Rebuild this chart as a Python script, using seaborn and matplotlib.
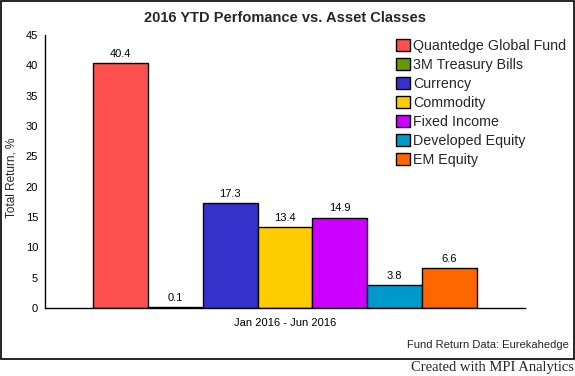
import matplotlib
matplotlib.use("Agg")
import matplotlib.pyplot as plt
import seaborn as sns
import pandas as pd
from matplotlib.patches import Rectangle, Patch

# data
assets = ["Quantedge Global Fund", "3M Treasury Bills", "Currency", "Commodity",
          "Fixed Income", "Developed Equity", "EM Equity"]
returns = [40.4, 0.1, 17.3, 13.4, 14.9, 3.8, 6.6]
colors = ["#FF5050", "#669900", "#3333CC", "#FFCC00", "#CC00FF", "#0099CC", "#FF6600"]
period = "Jan 2016 - Jun 2016"
y_ticks = [0, 5, 10, 15, 20, 25, 30, 35, 40, 45]

df = pd.DataFrame({"period": [period] * len(assets), "asset": assets, "value": returns})

sns.set_style("white")
plt.rcParams["font.family"] = ["Liberation Sans", "DejaVu Sans"]

W, H = 575, 376
fig = plt.figure(figsize=(W / 100, H / 100), dpi=100)
ax = fig.add_axes([45 / W, 1 - 308 / H, 480 / W, 273 / H])

sns.barplot(data=df, x="period", y="value", hue="asset", palette=colors,
            edgecolor="black", linewidth=1.0, saturation=1, ax=ax, legend=False)

# value labels on bars
for bar, v in zip(ax.patches, returns):
    ax.annotate(f"{v:.1f}", (bar.get_x() + bar.get_width() / 2, bar.get_height()),
                xytext=(0, 3), textcoords="offset points", ha="center", va="bottom",
                fontsize=8, color="black")

ax.set_xlim(-0.5, 0.5)
ax.set_ylim(0, 45)
ax.set_yticks(y_ticks)
ax.tick_params(axis="both", labelsize=8, length=4, width=1, color="black",
               labelcolor="black", direction="out", pad=1)
ax.tick_params(axis="x", pad=3)
ax.set_xlabel("")
ax.set_ylabel("Total Return, %", fontsize=8.5)
ax.yaxis.set_label_coords(-0.057, 0.476)
sns.despine(ax=ax)
for s in ["left", "bottom"]:
    ax.spines[s].set_color("black")
    ax.spines[s].set_linewidth(1.0)

handles = [Patch(facecolor=c, edgecolor="black", linewidth=1.0) for c in colors]
fig.legend(handles, assets, loc="upper left", bbox_to_anchor=(396 / W, 1 - 38.5 / H),
           frameon=False, fontsize=10.3, handlelength=1.0, handleheight=1.0,
           handletextpad=0.2, labelspacing=0.33, borderpad=0, borderaxespad=0)

fig.text(285 / W, 1 - 18 / H, "2016 YTD Perfomance vs. Asset Classes",
         ha="center", va="center", fontsize=10.5, fontweight="bold")
fig.text(569 / W, 1 - 345 / H, "Fund Return Data: Eurekahedge",
         ha="right", va="center", fontsize=8)
fig.text(574 / W, 1 - 367 / H, "Created with MPI Analytics",
         ha="right", va="center", fontsize=10.5, family=["Liberation Serif"])

# outer frame
fig.patches.append(Rectangle((1 / W, 1 - 359 / H), 573 / W, 358 / H,
                             transform=fig.transFigure, fill=False,
                             edgecolor="black", linewidth=1.2))

fig.savefig("out.png", dpi=100)
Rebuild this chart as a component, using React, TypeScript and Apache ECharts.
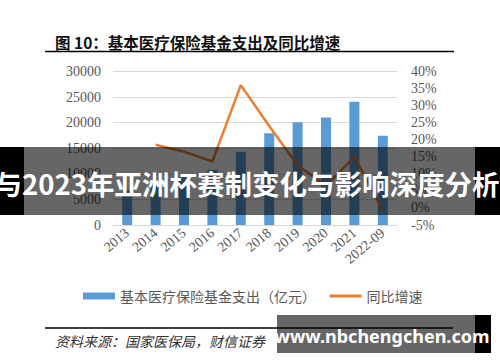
import React, { useEffect, useRef } from "react";
import * as echarts from "echarts";

const categories = ["2013", "2014", "2015", "2016", "2017", "2018", "2019", "2020", "2021", "2022-09"];
const expenditure = [6800, 8130, 9310, 10770, 14300, 17950, 20100, 21000, 24070, 17420];
const growth = [null, 18.5, 16.5, 13.6, 36.0, 24.0, 12.5, 6.5, 15.0, -0.6];
const leftTicks = { min: 0, max: 30000, interval: 5000 };
const rightTicks = { min: -5, max: 40, interval: 5 };

const TITLE = "图 10：基本医疗保险基金支出及同比增速";
const SOURCE = "资料来源：国家医保局，财信证券";
const BANNER = "与2023年亚洲杯赛制变化与影响深度分析";
const WATERMARK = "www.nbchengchen.com";
const SERIES_BAR = "基本医疗保险基金支出（亿元）";
const SERIES_LINE = "同比增速";

export default function App() {
  const ref = useRef<HTMLDivElement>(null);
  useEffect(() => {
    if (!ref.current) return;
    const chart = echarts.init(ref.current, null, { renderer: "svg" });
    const serif = "'Liberation Serif', 'DejaVu Serif', serif";
    const cjk = "'Noto Sans CJK SC', sans-serif";
    chart.setOption({
      animation: false,
      backgroundColor: "#fff",
      grid: { left: 113, right: 103, top: 71.5, bottom: 137, containLabel: false },
      legend: {
        bottom: 54,
        left: 78,
        itemWidth: 32,
        itemHeight: 7,
        itemGap: 12,
        textStyle: { color: "#595959", fontSize: 14, fontFamily: cjk },
        data: [
          { name: SERIES_BAR, icon: "rect" },
          { name: SERIES_LINE, itemStyle: { opacity: 0 }, lineStyle: { color: "#ed7d31", width: 3 } },
        ],
      },
      xAxis: {
        type: "category",
        data: categories,
        boundaryGap: true,
        axisTick: { show: false },
        axisLine: { lineStyle: { color: "#d9d9d9", width: 1 } },
        axisLabel: { rotate: 40, color: "#595959", fontSize: 14, fontFamily: serif, margin: 6, interval: 0 },
      },
      yAxis: [
        {
          type: "value",
          min: leftTicks.min,
          max: leftTicks.max,
          interval: leftTicks.interval,
          axisLine: { show: false },
          axisTick: { show: false },
          splitLine: { lineStyle: { color: "#d9d9d9", width: 1 } },
          axisLabel: {
            color: "#595959",
            fontSize: 14,
            fontFamily: serif,
            margin: 12,
            formatter: (v: number) => String(v),
          },
        },
        {
          type: "value",
          min: rightTicks.min,
          max: rightTicks.max,
          interval: rightTicks.interval,
          axisLine: { show: false },
          axisTick: { show: false },
          splitLine: { show: false },
          axisLabel: { color: "#595959", fontSize: 14, fontFamily: serif, margin: 14, formatter: "{value}%" },
        },
      ],
      series: [
        {
          name: SERIES_BAR,
          type: "bar",
          data: expenditure,
          barWidth: 10,
          itemStyle: { color: "#5b9bd5" },
        },
        {
          name: SERIES_LINE,
          type: "line",
          yAxisIndex: 1,
          data: growth,
          symbol: "none",
          lineStyle: { color: "#ed7d31", width: 2.5 },
          itemStyle: { color: "#ed7d31" },
        },
      ],
      graphic: [
        {
          type: "text",
          left: 55,
          top: 34,
          z: 100,
          style: { text: TITLE, fontSize: 15.5, fontWeight: "bold", fontFamily: cjk, fill: "#111" },
        },
        {
          type: "line",
          z: 100,
          shape: { x1: 45, y1: 51.5, x2: 454, y2: 51.5 },
          style: { stroke: "#000", lineWidth: 1.5 },
        },
        {
          type: "line",
          z: 100,
          shape: { x1: 45, y1: 328, x2: 453, y2: 328 },
          style: { stroke: "#000", lineWidth: 1.5 },
        },
        {
          type: "text",
          left: 55,
          top: 334,
          z: 100,
          style: { text: SOURCE, fontSize: 14, fontStyle: "italic", fontFamily: cjk, fill: "#333" },
        },
        {
          type: "rect",
          z: 200,
          shape: { x: 24, y: 147, width: 451, height: 68 },
          style: { fill: "rgba(0,0,0,0.6)" },
        },
        { type: "rect", z: 200, shape: { x: 0, y: 147, width: 24, height: 68 }, style: { fill: "#000" } },
        { type: "rect", z: 200, shape: { x: 475, y: 147, width: 25, height: 68 }, style: { fill: "#000" } },
        {
          type: "text",
          z: 210,
          x: 247,
          y: 183,
          style: {
            text: BANNER,
            fontSize: 27.5,
            fontWeight: "bold",
            fontFamily: cjk,
            fill: "#fff",
            align: "center",
            verticalAlign: "middle",
          },
        },
        {
          type: "rect",
          z: 200,
          shape: { x: 277, y: 315, width: 198, height: 38 },
          style: { fill: "rgba(0,0,0,0.6)" },
        },
        { type: "rect", z: 200, shape: { x: 475, y: 315, width: 16, height: 38 }, style: { fill: "#000" } },
        {
          type: "text",
          z: 210,
          x: 382,
          y: 336,
          style: {
            text: WATERMARK,
            fontSize: 18,
            fontWeight: "bold",
            fontFamily: "'Noto Sans', sans-serif",
            fill: "#fff",
            align: "center",
            verticalAlign: "middle",
          },
        },
      ],
    });
    return () => chart.dispose();
  }, []);
  return <div ref={ref} style={{ position: "fixed", left: 0, top: 0, width: 500, height: 362 }} />;
}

GIVEN INSTRUCTION
Leave out the pictures. Transcribe only the lines above, from the first through the one that contains "from matplotlib.patches import".

WORKED SOLUTION
Rebuild this chart as a Python script, using seaborn and matplotlib.
import matplotlib
matplotlib.use("Agg")
import matplotlib.pyplot as plt
import seaborn as sns
import pandas as pd
from matplotlib.patches import Rectangle, Patch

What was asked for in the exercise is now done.